I had come to see him on this day in the hopes of talking to him about his sister who had recently died. I had been away, attending to my grandmother's death and funeral in Massachusetts, when my aunt had died. I had returned on the day after my aunts' funeral.

Since I had been home my dad made some mention about the funeral but not much—I wondered if there was anything more he wanted to say. So here I was waiting to hear whatever might need to be said.

The death of my aunt surely struck my father hard. They were, as the saying goes, Irish twins, less than 12 months apart in age. She had been his playmate for his entire life. When I thought about her death I kept returning to a photograph I had once seen of them playing hide and seek around an apple tree when they were toddlers.

My aunt had been sick with cancer for several years but the end came quickly and unexpectedly. It was just four years ago that my grandmother died. None of us, at that time, would have believed it if we had been told that my aunt would die four years and one month later.

Now there is just my father and his youngest brother. Luckily they are friends, comrades, fishermen-in-arms. You can often find them casting out their lines at the Salmon River bridge located on the road between their two houses which are less than a mile apart.

So I waited for the conversation to start. But it didn't; at least not that one.

Da was fly fishing; hoping for a big trout. There was one already on the beach when I got there—past the point of playing the line, gills no longer trying to breathe in the unfamiliar atmosphere.

After a while a new fly needed to be tied and Da waded ashore. We talked about flys; none of them looked like anything we had ever seen in nature yet the fish went for them greedily. We sat, he tied the fly and the fish started to jump in the river diverting his attention from his knots. The more the fish jumped the harder it was to tie the fly.
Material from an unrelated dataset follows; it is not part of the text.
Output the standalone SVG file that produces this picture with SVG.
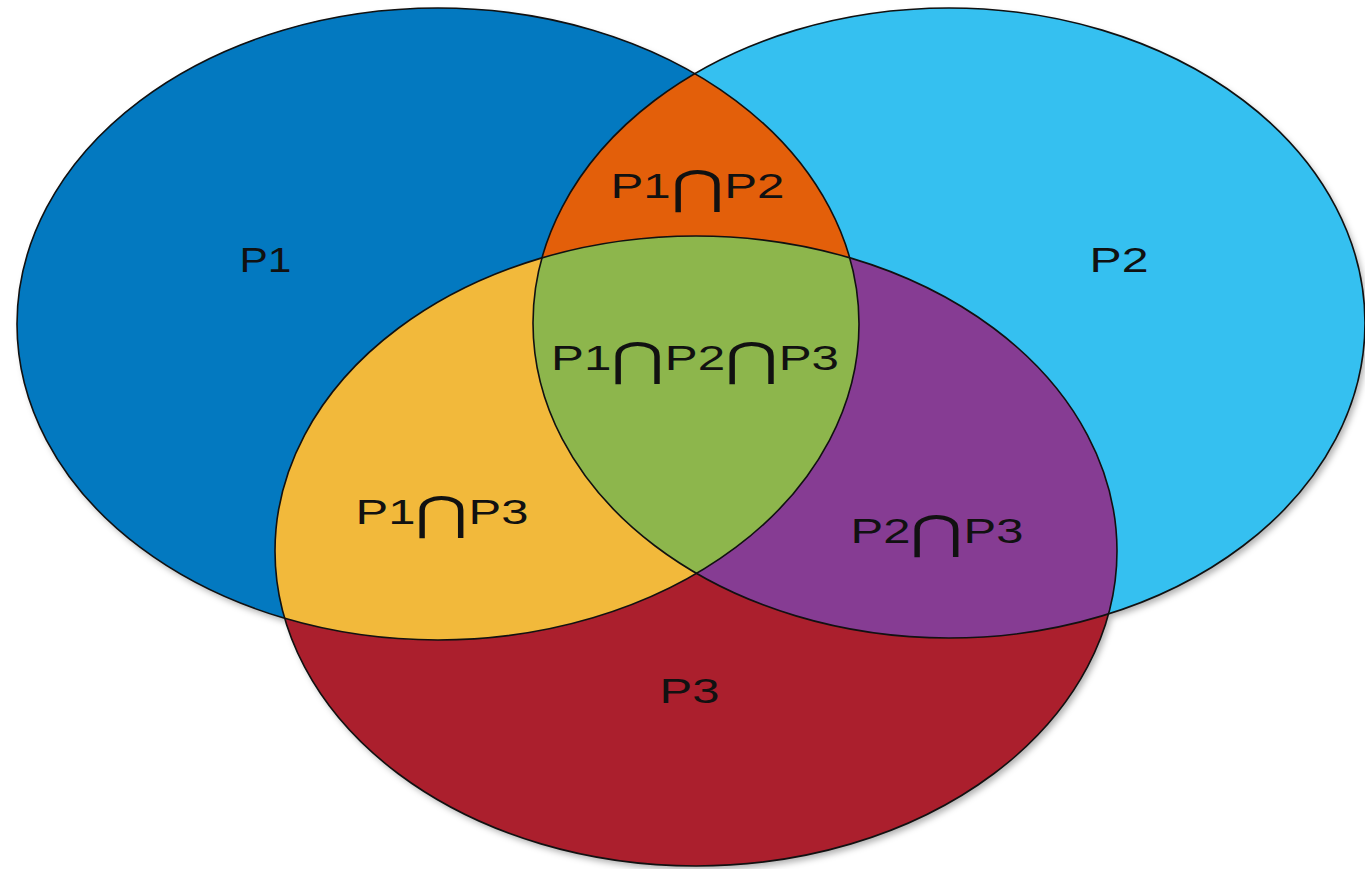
<svg xmlns="http://www.w3.org/2000/svg" width="1365" height="869" viewBox="0 0 1365 869">
  <style>
    .lbl { font-family: "Liberation Sans", Arial, sans-serif; font-size: 35px; fill: #111; text-anchor: middle; }
    .cap { font-family: "DejaVu Sans", sans-serif; font-size: 46px; font-weight: 200; }
    .edge { fill: none; stroke: #111; stroke-width: 1.6; }
  </style>
  <defs>
    <ellipse id="e1" cx="438" cy="324" rx="421" ry="316"/>
    <ellipse id="e2" cx="949" cy="323" rx="416" ry="315"/>
    <ellipse id="e3" cx="696" cy="551" rx="421" ry="315"/>
    <clipPath id="c1"><use href="#e1"/></clipPath>
    <clipPath id="c2"><use href="#e2"/></clipPath>
    <clipPath id="c3"><use href="#e3"/></clipPath>
    <filter id="sh" x="-10%" y="-10%" width="120%" height="120%">
      <feDropShadow dx="3" dy="4" stdDeviation="3" flood-color="#000" flood-opacity="0.3"/>
    </filter>
  </defs>
  <rect width="1365" height="869" fill="#fff"/>

  <g id="shadows" filter="url(#sh)">
    <use href="#e1" fill="#0379c0"/>
    <use href="#e2" fill="#35c0f0"/>
    <use href="#e3" fill="#ab1f2d"/>
  </g>

  <g id="P1">
    <use href="#e1" fill="#0379c0"/>
  </g>
  <g id="P2">
    <use href="#e2" fill="#35c0f0"/>
  </g>
  <g id="P3">
    <use href="#e3" fill="#ab1f2d"/>
  </g>
  <g id="P1nP2">
    <use href="#e2" fill="#e35f0a" clip-path="url(#c1)"/>
  </g>
  <g id="P1nP3">
    <use href="#e3" fill="#f2b93b" clip-path="url(#c1)"/>
  </g>
  <g id="P2nP3">
    <use href="#e3" fill="#863c93" clip-path="url(#c2)"/>
  </g>
  <g id="P1nP2nP3">
    <g clip-path="url(#c1)">
      <use href="#e3" fill="#8db64c" clip-path="url(#c2)"/>
    </g>
  </g>

  <g id="outlines">
    <use href="#e1" class="edge"/>
    <use href="#e2" class="edge"/>
    <use href="#e3" class="edge"/>
  </g>

  <g id="labels">
    <text class="lbl" x="265.5" y="272" textLength="52" lengthAdjust="spacingAndGlyphs">P1</text>
    <text class="lbl" x="1119" y="272" textLength="59" lengthAdjust="spacingAndGlyphs">P2</text>
    <text class="lbl" x="689.5" y="703" textLength="60" lengthAdjust="spacingAndGlyphs">P3</text>
    <text class="lbl" x="697.5" y="198" textLength="174" lengthAdjust="spacingAndGlyphs">P1<tspan class="cap" dy="5">⋂</tspan><tspan dy="-5">P2</tspan></text>
    <text class="lbl" x="695" y="370" textLength="288" lengthAdjust="spacingAndGlyphs">P1<tspan class="cap" dy="5">⋂</tspan><tspan dy="-5">P2</tspan><tspan class="cap" dy="5">⋂</tspan><tspan dy="-5">P3</tspan></text>
    <text class="lbl" x="442" y="524" textLength="173" lengthAdjust="spacingAndGlyphs">P1<tspan class="cap" dy="5">⋂</tspan><tspan dy="-5">P3</tspan></text>
    <text class="lbl" x="937" y="543" textLength="173" lengthAdjust="spacingAndGlyphs">P2<tspan class="cap" dy="5">⋂</tspan><tspan dy="-5">P3</tspan></text>
  </g>
</svg>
Finally he got back into the water and we kept an eye out for the fish who now seemed to jumping on the other side of the river.

The closest we got to talking about my aunt was when my father got up from the shoreline in an uncertain fashion—a little wonky in his waders. He said that was how it went when you were getting old then corrected himself and said, “when you are old.” He went on to tell me that his grandson Sam had recently told my father that he, Sam, could never think of Da as old. He was never an old man to Sam and that is a sentiment with which, most people that know my father, would agree.
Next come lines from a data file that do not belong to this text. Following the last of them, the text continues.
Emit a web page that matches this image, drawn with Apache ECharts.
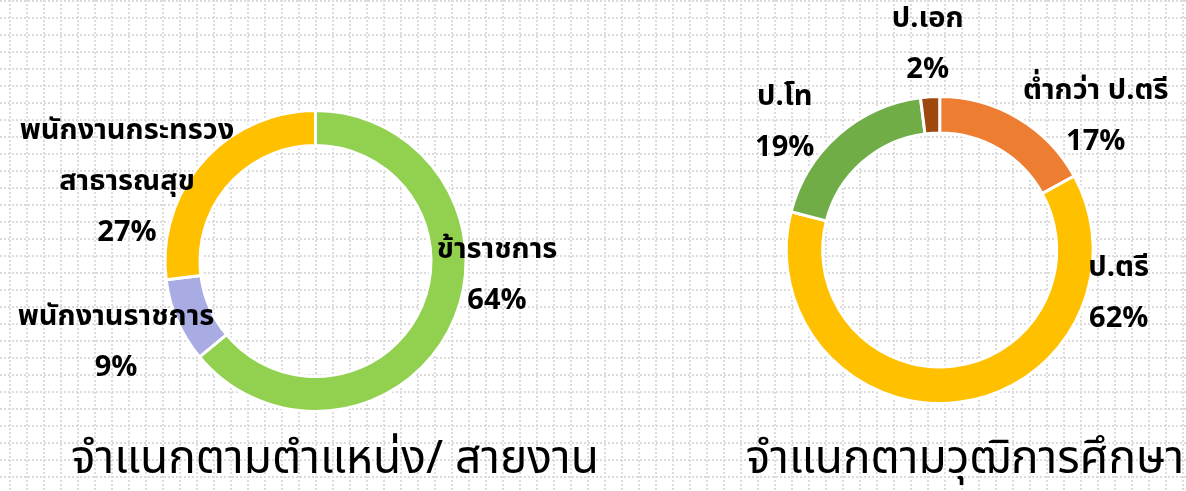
<!DOCTYPE html>
<html><head><meta charset="utf-8">
<script src="https://cdn.jsdelivr.net/npm/echarts@6/dist/echarts.min.js"></script>
<style>html,body{margin:0;padding:0;background:#fff}#c{width:1186px;height:491px}</style>
</head><body><div id="c"></div>
<script>
// ---- data ----
const positionNames = ['ข้าราชการ', 'พนักงานราชการ', 'พนักงานกระทรวง\nสาธารณสุข'];
const positionValues = [64, 9, 27];
const eduNames = ['ต่ำกว่า ป.ตรี', 'ป.ตรี', 'ป.โท', 'ป.เอก'];
const eduValues = [17, 62, 19, 2];
const titles = ['จำแนกตามตำแหน่ง/ สายงาน', 'จำแนกตามวุฒิการศึกษา'];

// ---- styles ----
const positionColors = ['#92d050', '#a9abe3', '#ffc000'];
const eduColors = ['#ed7d31', '#ffc000', '#70ad47', '#9e480e'];
const FONT = "'Noto Sans Thai','Noto Sans',sans-serif";
const leftCenter = [315.5, 261], rightCenter = [939.7, 250];
// label block offsets from each pie centre
const leftLabelOff = [[181.5, 17], [-199.5, 84], [-188.5, -77]];
const rightLabelOff = [[156, -131], [179, 46], [-155, -125], [-12, -203]];

const chart = echarts.init(document.getElementById('c'), null, {renderer: 'canvas'});

// dotted background grid
const bg = [];
const gridStyle = {stroke: '#dcdcdc', lineWidth: 2, lineDash: [2, 2]};
for (let x = 10; x < 1186; x += 17) bg.push({type: 'line', silent: true, z: -10,
  shape: {x1: x, y1: 0, x2: x, y2: 491}, style: gridStyle});
for (let y = 1; y < 491; y += 17) bg.push({type: 'line', silent: true, z: -10,
  shape: {x1: 0, y1: y, x2: 1186, y2: y}, style: gridStyle});

function pieSeries(names, values, colors, center, radius, offs) {
  return {
    type: 'pie', center: center, radius: radius, startAngle: 90, clockwise: true,
    percentPrecision: 0, avoidLabelOverlap: false,
    data: names.map((n, i) => ({name: n, value: values[i], itemStyle: {color: colors[i]}})),
    itemStyle: {borderColor: '#fff', borderWidth: 3},
    label: {show: true, position: 'outside', formatter: '{b}\n{d}%', color: '#000',
      fontFamily: FONT, fontWeight: 'bold', fontSize: 29, lineHeight: 51},
    labelLine: {show: false},
    labelLayout: p => ({x: center[0] + offs[p.dataIndex][0], y: center[1] + offs[p.dataIndex][1],
      align: 'center', verticalAlign: 'middle'}),
    emphasis: {disabled: true}
  };
}

chart.setOption({
  animation: false,
  graphic: bg,
  title: [
    {text: titles[0], left: 330, top: 436, textAlign: 'center',
     textStyle: {fontFamily: FONT, fontWeight: 'normal', fontSize: 46, color: '#000'}},
    {text: titles[1], left: 960, top: 436, textAlign: 'center',
     textStyle: {fontFamily: FONT, fontWeight: 'normal', fontSize: 46, color: '#000'}}
  ],
  series: [
    pieSeries(positionNames, positionValues, positionColors, leftCenter, [115.5, 150.5], leftLabelOff),
    pieSeries(eduNames, eduValues, eduColors, rightCenter, [117, 153.5], rightLabelOff)
  ]
});
</script></body></html>
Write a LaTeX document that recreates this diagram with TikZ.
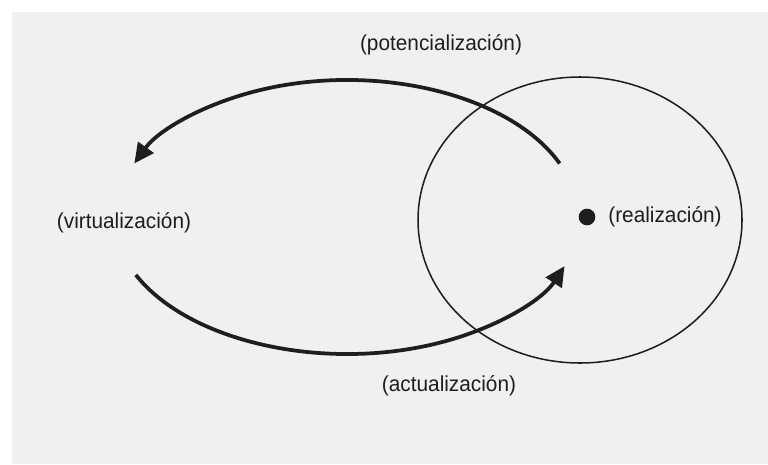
\documentclass[tikz,border=0pt]{standalone}
\usepackage{fontspec}
\setmainfont{Liberation Sans}
\newfontfamily\narrowsans[FakeStretch=0.96]{Liberation Sans}
\usepackage{tikz}
\usetikzlibrary{arrows.meta, calc}
\definecolor{pagegray}{RGB}{240,240,240}
\definecolor{inkgray}{RGB}{30,30,30}

\begin{document}
\begin{tikzpicture}[x=0.03cm, y=0.03cm,
    lbl/.style={inner sep=0pt, font=\narrowsans\fontsize{18.5pt}{21pt}\selectfont, text=inkgray},
    flow/.style={line width=3.2pt, draw=inkgray, -{Triangle[length=17pt, width=16pt]}},
    dotmark/.style={circle, fill=inkgray, inner sep=0pt, minimum size=0.5cm}]
% Page
\useasboundingbox (0,0) rectangle (768,464);
\fill[white] (0,0) rectangle (768,464);
\fill[pagegray] (12,0) rectangle (768,452);

% Circle of the real
\draw[line width=1.3pt, inkgray] (580,244) ellipse[x radius=162, y radius=143];

% Labels
\node[dotmark] (dot) at (587,247) {};
\node[lbl] (real) at (665,247) {(realización)};
\node[lbl] (virt) at (124,241) {(virtualización)};
\node[lbl] (pot) at (441,419) {(potencialización)};
\node[lbl] (act) at (449,78) {(actualización)};

% Arcs
\coordinate (potstart) at ($(347,247)+(23:231 and 137)$);
\coordinate (actstart) at ($(347,247)+(205:233 and 137)$);
\draw[flow] (potstart) arc[start angle=23, end angle=157, x radius=231, y radius=137];
\draw[flow] (actstart) arc[start angle=205, end angle=339, x radius=233, y radius=137];
\end{tikzpicture}
\end{document}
My father has always been a woodsman, a fisherman, a man who always could and would do hard work. It's been very odd to think of him not being able to do things—for him and for me. The idea that my father is getting old is one I really can not square in my mind with the person that I know him to be and I think he has the same problem. Who is he if he is old? The death of his sister brought this question into sharper relief. A day on the river quietly thinking or not thinking about it; that's how we work these things out.

I stayed on the beach watching fish, birds and my father for several hours. The one thing in life I always want more of is time with my Da.

I started for home with a fish and fresh memories; a perfect afternoon.